General Nash ordered his coffee. I got my coffee. General Nash uses about the same amount of sugar as I do…future diabetic amount. Finally I said ‘fuck it’ in my head…

“General Nash, you don’t know me…but I served under you in Bosnia in 1996.”

To my surprise, General Nash didn’t give me a quick “oh yeah, great” response…instead General Nash started asking me questions about my unit, my thoughts on our deployment, and what I did now. When I informed him of my professional career since leaving the Army…General Nash seemed the one more interested in our conversation and preceded to ask a number of questions related to the current affairs associated with terrorism and homeland security policy.
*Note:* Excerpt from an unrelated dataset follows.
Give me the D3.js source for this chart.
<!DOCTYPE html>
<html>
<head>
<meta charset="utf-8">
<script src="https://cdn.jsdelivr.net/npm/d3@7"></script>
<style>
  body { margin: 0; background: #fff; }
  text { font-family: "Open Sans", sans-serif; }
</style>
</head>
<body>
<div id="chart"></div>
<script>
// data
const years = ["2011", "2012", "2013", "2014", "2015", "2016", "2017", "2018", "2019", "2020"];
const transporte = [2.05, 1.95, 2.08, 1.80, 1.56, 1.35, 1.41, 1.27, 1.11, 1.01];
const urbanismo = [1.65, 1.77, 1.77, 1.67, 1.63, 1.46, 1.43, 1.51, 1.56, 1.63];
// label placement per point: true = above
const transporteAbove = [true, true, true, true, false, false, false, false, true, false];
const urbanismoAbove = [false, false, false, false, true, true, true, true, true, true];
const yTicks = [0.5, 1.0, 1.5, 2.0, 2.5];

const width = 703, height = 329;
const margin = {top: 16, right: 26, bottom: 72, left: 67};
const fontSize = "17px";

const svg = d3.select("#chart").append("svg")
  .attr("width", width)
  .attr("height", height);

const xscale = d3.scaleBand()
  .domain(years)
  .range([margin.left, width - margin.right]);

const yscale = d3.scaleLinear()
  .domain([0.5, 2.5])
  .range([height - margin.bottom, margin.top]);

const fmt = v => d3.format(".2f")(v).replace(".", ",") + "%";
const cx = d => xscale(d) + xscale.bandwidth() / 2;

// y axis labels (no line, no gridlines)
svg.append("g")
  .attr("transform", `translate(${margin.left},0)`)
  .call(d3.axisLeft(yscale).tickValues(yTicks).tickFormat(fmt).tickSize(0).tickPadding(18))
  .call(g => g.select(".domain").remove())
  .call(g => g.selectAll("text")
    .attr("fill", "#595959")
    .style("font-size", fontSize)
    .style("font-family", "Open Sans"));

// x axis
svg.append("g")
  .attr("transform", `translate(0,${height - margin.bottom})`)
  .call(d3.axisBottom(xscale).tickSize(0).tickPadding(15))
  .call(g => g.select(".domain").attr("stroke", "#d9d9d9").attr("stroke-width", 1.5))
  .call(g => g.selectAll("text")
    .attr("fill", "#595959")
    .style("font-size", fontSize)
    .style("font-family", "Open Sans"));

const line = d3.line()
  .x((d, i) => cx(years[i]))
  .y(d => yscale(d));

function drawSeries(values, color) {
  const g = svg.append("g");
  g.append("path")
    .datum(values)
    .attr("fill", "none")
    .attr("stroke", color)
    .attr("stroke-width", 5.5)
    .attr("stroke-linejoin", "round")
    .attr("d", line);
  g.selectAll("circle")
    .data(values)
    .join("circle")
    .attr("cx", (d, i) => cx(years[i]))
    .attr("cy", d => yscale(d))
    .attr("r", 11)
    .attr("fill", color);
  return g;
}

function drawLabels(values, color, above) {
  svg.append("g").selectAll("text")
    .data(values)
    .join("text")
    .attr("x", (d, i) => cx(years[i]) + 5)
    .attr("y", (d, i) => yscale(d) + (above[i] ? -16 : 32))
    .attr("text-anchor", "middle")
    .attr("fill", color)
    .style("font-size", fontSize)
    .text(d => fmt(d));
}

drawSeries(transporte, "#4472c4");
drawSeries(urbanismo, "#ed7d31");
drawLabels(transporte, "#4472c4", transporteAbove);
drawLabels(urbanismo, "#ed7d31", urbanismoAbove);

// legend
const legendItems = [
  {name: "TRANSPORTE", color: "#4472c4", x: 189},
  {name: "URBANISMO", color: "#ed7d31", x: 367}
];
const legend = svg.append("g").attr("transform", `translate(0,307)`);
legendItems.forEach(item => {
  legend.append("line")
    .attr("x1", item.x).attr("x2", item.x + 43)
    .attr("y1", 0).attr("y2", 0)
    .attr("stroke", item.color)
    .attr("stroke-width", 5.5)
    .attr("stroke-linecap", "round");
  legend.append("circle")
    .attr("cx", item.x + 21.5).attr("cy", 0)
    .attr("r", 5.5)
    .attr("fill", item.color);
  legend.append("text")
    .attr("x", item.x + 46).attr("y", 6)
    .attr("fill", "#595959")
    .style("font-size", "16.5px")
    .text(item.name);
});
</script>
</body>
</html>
He finally ended the conversation when his dog started barking restlessly…he wished me luck and I said the same to him. His last words to me were “when the dog starts barking I know it’s time to go.” I laughed and said I understood.

The conversation over coffee with my former Army commander…my commanding general…was simple and pleasant. I softly scolded myself for the initial reluctance/awe I had when I first recognized him. Like dads…generals are just men…they’re as full of shit as anybody…but they can be good guys to have a quick conversation with over coffee…until the dog lets you know it is time to go.